[Charts and diagrams as code]
----
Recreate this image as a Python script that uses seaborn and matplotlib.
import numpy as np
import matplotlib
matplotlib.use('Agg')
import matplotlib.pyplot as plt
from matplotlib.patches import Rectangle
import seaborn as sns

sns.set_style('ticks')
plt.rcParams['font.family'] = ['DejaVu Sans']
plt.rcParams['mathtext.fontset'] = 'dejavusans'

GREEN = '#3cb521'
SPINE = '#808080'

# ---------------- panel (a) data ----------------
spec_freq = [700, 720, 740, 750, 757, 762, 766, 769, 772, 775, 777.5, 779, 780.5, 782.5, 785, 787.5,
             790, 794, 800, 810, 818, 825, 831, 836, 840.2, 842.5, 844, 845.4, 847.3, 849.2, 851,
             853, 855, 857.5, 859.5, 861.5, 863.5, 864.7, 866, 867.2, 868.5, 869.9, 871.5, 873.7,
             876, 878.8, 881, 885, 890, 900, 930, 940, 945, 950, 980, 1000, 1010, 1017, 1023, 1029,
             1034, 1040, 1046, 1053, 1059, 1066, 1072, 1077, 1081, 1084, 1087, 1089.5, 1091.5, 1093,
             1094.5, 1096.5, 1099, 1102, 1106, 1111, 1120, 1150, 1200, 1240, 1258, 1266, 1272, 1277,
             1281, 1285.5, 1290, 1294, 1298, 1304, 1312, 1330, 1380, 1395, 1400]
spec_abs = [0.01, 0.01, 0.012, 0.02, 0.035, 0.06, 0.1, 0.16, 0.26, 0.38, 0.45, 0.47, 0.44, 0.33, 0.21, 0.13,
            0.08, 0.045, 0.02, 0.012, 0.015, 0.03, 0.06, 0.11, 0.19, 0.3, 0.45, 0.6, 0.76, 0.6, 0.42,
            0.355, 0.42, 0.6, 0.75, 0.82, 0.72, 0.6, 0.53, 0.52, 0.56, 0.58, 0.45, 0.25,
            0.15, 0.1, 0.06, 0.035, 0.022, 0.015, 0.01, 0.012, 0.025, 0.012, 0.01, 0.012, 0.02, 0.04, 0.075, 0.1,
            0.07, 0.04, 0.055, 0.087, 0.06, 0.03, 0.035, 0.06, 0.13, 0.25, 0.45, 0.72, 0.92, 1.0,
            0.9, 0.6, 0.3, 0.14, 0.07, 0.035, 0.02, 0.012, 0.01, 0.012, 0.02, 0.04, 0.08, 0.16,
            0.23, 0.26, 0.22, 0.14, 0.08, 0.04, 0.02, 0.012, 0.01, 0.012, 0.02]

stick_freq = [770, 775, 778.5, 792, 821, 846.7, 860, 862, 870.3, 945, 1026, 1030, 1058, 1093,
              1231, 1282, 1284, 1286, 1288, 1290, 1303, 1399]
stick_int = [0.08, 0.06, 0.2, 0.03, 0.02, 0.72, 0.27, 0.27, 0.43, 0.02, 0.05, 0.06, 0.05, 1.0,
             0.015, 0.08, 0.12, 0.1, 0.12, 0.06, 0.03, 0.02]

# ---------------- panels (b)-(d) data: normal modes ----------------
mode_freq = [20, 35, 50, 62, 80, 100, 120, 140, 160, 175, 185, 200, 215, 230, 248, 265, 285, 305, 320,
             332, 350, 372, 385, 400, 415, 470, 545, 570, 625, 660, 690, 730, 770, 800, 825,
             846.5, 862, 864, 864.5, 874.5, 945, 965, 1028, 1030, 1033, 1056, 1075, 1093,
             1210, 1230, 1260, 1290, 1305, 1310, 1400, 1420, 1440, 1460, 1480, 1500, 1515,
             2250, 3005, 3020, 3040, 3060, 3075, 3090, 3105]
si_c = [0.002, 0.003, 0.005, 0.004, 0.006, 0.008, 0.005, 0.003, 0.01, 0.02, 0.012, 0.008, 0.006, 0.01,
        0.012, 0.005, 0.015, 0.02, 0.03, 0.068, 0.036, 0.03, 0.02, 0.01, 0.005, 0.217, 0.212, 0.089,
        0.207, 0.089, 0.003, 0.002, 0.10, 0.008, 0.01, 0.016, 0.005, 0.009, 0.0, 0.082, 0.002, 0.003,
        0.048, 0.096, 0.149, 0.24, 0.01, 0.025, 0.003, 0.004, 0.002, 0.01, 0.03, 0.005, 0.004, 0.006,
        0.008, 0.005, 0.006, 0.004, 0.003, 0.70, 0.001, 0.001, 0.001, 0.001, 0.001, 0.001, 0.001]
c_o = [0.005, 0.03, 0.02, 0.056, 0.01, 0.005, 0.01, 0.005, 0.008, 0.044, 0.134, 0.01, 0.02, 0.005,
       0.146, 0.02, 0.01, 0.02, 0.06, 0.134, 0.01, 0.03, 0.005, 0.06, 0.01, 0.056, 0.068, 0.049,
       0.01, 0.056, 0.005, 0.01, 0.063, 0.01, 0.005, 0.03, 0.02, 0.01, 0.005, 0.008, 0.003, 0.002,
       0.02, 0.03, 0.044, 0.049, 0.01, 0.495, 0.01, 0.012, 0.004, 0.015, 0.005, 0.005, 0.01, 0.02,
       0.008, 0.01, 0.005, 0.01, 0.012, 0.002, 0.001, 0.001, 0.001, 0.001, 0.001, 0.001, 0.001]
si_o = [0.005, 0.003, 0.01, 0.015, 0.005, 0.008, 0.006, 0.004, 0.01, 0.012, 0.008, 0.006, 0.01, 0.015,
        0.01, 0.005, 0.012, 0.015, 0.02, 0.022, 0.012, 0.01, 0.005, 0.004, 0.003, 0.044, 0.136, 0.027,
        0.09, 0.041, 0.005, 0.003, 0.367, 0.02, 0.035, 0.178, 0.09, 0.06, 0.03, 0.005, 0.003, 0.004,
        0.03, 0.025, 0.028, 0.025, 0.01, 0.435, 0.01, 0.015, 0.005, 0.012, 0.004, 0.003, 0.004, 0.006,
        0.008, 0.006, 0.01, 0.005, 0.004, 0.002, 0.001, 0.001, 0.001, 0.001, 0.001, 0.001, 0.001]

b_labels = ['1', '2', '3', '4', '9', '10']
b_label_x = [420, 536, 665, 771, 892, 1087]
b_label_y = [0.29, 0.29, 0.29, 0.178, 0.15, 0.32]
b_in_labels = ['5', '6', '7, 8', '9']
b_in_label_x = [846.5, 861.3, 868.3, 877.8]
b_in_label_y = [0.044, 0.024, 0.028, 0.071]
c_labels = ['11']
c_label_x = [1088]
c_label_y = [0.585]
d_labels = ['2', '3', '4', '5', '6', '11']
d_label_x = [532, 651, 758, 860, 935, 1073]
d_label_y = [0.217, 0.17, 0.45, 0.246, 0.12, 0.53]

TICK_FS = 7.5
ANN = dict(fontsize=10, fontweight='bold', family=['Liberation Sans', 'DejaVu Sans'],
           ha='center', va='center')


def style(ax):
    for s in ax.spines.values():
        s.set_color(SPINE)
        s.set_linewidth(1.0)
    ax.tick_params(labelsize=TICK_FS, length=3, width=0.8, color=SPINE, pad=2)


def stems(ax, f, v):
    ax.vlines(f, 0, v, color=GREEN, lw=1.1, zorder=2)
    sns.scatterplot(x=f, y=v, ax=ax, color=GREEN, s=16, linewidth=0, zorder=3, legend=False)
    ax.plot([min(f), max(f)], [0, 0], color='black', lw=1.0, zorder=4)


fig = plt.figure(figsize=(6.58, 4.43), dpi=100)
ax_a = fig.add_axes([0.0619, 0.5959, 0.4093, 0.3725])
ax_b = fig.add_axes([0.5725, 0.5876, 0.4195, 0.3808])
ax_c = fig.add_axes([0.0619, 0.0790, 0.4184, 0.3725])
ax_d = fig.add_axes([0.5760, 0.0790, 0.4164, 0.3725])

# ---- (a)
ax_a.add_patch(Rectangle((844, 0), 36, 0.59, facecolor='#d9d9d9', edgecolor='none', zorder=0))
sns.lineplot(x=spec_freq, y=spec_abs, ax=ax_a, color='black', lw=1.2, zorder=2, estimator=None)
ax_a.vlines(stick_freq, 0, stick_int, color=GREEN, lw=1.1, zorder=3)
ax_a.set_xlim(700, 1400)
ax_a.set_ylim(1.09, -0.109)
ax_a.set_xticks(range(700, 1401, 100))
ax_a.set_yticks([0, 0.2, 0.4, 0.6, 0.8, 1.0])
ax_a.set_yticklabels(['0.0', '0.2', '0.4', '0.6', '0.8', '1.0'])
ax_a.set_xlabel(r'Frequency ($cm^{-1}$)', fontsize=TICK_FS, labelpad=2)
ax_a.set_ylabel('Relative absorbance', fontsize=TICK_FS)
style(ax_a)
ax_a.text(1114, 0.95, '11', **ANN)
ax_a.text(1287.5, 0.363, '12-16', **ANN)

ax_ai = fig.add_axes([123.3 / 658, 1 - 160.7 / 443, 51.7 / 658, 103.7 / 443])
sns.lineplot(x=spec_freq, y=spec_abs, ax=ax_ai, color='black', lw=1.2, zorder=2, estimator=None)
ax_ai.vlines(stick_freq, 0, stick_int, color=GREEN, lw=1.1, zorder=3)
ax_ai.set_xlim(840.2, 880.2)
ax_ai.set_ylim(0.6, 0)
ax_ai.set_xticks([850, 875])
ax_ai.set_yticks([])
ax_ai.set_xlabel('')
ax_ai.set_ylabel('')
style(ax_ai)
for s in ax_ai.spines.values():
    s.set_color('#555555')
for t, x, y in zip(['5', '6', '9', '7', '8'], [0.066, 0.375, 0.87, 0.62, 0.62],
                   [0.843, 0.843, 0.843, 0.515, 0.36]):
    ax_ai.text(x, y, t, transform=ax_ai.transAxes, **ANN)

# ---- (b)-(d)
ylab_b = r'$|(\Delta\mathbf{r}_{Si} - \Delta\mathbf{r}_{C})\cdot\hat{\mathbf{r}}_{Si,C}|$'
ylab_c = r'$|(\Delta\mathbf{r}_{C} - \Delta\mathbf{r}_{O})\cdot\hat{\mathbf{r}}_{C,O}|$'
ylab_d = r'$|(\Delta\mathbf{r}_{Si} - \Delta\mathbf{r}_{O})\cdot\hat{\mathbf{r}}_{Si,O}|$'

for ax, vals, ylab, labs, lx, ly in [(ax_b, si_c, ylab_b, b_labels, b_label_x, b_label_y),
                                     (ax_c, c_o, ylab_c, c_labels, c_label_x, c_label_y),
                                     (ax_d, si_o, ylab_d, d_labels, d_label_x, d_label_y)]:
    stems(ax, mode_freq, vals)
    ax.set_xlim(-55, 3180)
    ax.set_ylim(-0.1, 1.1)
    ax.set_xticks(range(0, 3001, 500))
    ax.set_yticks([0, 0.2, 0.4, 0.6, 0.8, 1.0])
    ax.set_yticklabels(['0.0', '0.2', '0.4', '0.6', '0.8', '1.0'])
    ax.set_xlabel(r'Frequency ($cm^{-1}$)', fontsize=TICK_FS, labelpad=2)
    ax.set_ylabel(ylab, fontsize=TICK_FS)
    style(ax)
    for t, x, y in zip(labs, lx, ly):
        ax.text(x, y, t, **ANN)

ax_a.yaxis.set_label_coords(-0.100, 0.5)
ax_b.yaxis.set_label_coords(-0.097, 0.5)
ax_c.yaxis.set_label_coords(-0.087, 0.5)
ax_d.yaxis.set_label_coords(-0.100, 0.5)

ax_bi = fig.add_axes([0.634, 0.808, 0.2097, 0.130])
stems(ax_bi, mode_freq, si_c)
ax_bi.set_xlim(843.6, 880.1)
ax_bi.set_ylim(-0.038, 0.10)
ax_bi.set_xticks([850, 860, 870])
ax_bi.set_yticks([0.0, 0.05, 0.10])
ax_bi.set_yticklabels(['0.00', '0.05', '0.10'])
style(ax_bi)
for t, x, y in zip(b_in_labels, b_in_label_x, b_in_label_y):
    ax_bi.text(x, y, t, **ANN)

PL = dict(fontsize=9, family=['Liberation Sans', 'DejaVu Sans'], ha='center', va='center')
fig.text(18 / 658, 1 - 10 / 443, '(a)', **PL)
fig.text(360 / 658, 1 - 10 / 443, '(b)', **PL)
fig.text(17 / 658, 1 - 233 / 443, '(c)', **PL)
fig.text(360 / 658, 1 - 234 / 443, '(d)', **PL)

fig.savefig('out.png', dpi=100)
----
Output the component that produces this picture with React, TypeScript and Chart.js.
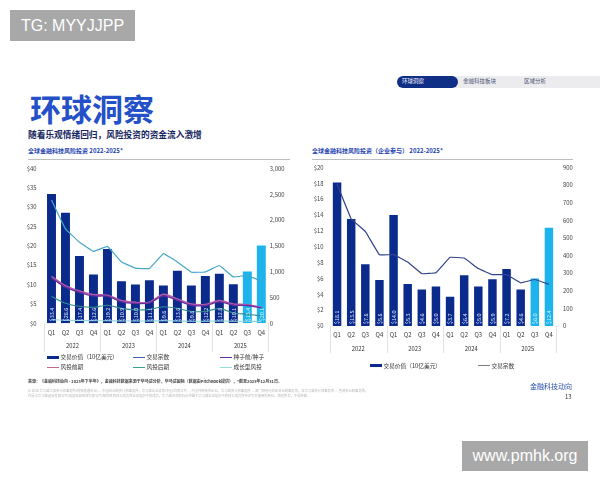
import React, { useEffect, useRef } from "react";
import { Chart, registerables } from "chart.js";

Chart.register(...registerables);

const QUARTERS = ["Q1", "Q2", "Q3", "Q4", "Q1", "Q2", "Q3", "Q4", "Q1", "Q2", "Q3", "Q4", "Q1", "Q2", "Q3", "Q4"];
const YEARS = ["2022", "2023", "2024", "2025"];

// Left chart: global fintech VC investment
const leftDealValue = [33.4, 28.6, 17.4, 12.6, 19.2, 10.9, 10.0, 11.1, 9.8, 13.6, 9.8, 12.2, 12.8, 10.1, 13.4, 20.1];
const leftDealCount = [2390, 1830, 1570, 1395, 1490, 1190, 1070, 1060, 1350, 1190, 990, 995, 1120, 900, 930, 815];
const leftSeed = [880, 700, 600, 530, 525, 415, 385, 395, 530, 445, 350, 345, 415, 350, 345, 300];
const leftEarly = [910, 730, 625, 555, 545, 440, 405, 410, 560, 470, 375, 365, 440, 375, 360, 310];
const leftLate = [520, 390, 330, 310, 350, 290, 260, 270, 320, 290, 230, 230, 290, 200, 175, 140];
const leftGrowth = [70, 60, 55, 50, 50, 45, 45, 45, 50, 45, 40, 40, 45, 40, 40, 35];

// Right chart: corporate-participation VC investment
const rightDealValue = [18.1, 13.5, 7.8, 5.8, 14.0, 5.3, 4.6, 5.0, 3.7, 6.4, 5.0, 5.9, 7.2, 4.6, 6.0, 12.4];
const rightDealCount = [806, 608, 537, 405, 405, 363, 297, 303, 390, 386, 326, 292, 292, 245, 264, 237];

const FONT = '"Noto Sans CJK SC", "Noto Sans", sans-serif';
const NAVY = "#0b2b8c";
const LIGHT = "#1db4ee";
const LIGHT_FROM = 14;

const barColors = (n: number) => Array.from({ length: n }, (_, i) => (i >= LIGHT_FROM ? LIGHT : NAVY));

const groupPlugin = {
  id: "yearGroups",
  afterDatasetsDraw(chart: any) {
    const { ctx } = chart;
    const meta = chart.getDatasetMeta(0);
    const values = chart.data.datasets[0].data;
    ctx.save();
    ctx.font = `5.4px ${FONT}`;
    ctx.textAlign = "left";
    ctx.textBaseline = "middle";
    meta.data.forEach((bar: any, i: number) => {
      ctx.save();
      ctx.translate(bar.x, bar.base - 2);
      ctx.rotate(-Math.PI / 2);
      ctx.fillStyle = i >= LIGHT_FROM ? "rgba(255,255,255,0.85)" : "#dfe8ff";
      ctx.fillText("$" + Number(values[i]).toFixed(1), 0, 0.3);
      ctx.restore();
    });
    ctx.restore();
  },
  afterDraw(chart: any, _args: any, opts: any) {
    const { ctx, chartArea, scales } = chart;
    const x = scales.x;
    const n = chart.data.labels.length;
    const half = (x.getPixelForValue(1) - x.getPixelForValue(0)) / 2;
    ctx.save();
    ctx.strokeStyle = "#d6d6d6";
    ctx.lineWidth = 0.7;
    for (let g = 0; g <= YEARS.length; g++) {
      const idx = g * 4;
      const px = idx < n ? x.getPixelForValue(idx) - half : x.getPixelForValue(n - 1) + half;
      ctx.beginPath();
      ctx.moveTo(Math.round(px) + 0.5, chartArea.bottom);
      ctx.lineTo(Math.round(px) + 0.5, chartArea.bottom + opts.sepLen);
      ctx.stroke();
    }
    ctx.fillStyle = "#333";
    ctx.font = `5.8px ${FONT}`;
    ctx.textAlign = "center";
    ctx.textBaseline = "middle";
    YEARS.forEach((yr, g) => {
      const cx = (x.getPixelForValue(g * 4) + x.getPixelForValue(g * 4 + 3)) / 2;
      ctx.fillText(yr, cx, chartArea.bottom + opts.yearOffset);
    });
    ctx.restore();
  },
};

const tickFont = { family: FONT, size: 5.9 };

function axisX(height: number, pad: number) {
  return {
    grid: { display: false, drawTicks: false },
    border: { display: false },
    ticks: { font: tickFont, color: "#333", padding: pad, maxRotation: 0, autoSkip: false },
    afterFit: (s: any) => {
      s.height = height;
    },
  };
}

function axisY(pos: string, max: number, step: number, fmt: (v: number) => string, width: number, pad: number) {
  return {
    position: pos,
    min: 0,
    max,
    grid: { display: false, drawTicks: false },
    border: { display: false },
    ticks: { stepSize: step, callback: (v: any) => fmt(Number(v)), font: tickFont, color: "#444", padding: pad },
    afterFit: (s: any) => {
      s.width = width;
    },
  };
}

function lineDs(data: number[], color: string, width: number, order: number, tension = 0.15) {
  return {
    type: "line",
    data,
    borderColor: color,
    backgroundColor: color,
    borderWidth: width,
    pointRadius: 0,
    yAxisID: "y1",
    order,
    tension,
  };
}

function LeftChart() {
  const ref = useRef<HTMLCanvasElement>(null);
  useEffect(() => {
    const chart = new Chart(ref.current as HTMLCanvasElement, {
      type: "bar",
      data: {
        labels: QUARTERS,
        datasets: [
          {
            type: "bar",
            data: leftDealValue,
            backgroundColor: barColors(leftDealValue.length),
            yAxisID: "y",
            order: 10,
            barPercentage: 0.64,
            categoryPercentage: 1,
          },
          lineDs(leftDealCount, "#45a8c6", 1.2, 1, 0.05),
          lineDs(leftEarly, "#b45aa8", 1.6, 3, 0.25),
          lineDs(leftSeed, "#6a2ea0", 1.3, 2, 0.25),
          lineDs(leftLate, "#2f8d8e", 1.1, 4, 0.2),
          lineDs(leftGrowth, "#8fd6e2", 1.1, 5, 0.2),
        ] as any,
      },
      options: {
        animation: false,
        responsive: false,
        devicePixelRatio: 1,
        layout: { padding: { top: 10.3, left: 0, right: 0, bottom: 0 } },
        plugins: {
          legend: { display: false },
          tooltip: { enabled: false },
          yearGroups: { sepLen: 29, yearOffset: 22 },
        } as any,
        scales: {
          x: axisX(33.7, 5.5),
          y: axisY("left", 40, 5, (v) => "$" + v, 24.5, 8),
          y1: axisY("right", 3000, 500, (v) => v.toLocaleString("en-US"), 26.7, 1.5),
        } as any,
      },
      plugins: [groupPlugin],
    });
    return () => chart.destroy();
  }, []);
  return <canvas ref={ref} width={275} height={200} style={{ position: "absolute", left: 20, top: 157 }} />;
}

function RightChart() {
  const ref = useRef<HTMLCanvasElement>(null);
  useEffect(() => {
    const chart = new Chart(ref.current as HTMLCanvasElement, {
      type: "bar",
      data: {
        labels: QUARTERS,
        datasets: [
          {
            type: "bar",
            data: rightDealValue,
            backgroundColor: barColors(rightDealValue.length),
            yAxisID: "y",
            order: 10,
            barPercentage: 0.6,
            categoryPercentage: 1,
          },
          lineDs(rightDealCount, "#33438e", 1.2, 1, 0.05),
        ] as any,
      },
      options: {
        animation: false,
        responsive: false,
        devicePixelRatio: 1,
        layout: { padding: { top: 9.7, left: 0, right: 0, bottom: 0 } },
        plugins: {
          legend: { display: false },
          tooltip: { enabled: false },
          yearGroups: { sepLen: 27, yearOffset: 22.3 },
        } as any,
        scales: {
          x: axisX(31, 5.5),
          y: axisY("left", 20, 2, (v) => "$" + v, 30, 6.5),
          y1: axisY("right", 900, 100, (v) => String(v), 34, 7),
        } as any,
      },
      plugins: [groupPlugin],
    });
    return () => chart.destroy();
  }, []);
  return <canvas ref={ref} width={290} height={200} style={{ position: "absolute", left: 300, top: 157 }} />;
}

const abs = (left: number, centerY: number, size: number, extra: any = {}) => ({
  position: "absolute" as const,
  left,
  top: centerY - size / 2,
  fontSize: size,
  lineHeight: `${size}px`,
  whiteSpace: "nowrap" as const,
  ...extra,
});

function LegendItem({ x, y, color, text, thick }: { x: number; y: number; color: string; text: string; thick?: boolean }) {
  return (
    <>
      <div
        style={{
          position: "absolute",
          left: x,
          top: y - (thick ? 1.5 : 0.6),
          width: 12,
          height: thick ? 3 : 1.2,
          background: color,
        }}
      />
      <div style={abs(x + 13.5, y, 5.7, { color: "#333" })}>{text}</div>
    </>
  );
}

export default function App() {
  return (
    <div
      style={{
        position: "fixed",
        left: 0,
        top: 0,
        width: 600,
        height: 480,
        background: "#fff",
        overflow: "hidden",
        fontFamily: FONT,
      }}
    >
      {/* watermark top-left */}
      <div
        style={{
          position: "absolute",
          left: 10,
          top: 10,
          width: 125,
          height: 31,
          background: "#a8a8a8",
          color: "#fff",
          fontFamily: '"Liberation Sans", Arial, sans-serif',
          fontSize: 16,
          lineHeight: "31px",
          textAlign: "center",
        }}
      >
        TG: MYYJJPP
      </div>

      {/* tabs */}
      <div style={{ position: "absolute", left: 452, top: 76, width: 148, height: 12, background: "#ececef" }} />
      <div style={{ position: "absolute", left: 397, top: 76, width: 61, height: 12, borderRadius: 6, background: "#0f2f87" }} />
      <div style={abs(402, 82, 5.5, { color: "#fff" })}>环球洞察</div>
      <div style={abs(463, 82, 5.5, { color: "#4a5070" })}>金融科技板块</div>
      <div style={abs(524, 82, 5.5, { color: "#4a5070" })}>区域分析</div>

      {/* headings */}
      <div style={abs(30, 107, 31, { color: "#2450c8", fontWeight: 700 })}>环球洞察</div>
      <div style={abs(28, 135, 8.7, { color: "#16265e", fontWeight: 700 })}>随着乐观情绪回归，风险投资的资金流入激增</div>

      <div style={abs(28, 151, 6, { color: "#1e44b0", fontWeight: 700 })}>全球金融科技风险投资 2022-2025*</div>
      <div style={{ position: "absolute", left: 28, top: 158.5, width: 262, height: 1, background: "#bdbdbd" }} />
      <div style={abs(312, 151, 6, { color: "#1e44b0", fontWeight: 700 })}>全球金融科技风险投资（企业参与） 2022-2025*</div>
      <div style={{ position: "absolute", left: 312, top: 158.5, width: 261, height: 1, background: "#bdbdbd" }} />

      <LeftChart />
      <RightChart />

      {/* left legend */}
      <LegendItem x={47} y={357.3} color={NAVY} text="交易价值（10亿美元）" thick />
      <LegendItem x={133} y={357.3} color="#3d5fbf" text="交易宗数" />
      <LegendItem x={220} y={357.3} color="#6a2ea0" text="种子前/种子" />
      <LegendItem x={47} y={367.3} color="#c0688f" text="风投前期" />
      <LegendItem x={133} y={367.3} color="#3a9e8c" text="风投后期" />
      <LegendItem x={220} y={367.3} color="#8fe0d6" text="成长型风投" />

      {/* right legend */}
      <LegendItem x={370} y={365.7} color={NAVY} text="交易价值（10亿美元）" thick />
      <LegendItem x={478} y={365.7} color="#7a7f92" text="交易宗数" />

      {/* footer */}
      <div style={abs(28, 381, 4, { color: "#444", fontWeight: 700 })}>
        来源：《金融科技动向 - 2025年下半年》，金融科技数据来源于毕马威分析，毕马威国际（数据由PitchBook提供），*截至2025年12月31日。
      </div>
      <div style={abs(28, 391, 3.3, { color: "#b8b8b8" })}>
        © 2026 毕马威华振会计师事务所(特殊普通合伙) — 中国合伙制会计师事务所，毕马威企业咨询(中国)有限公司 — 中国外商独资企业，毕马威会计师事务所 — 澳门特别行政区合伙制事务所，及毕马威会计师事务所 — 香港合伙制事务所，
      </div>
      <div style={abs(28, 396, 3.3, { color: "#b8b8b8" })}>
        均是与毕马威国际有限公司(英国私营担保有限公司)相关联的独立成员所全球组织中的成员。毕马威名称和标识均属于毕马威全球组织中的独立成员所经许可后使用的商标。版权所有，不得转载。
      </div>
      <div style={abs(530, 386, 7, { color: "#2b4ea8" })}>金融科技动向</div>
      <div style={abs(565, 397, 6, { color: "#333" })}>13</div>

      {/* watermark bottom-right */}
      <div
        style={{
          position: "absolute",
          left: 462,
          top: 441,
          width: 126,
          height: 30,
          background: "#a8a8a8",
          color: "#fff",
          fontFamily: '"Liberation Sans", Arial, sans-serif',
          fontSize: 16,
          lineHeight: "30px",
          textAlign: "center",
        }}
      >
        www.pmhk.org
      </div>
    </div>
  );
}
----
Task requirements:
Above are the records; from them, give again exactly the lines from the one containing "Recreate this image" to the one containing "SPINE = '#808080'", both lines included, and nothing more.

Output for this task:
Recreate this image as a Python script that uses seaborn and matplotlib.
import numpy as np
import matplotlib
matplotlib.use('Agg')
import matplotlib.pyplot as plt
from matplotlib.patches import Rectangle
import seaborn as sns

sns.set_style('ticks')
plt.rcParams['font.family'] = ['DejaVu Sans']
plt.rcParams['mathtext.fontset'] = 'dejavusans'

GREEN = '#3cb521'
SPINE = '#808080'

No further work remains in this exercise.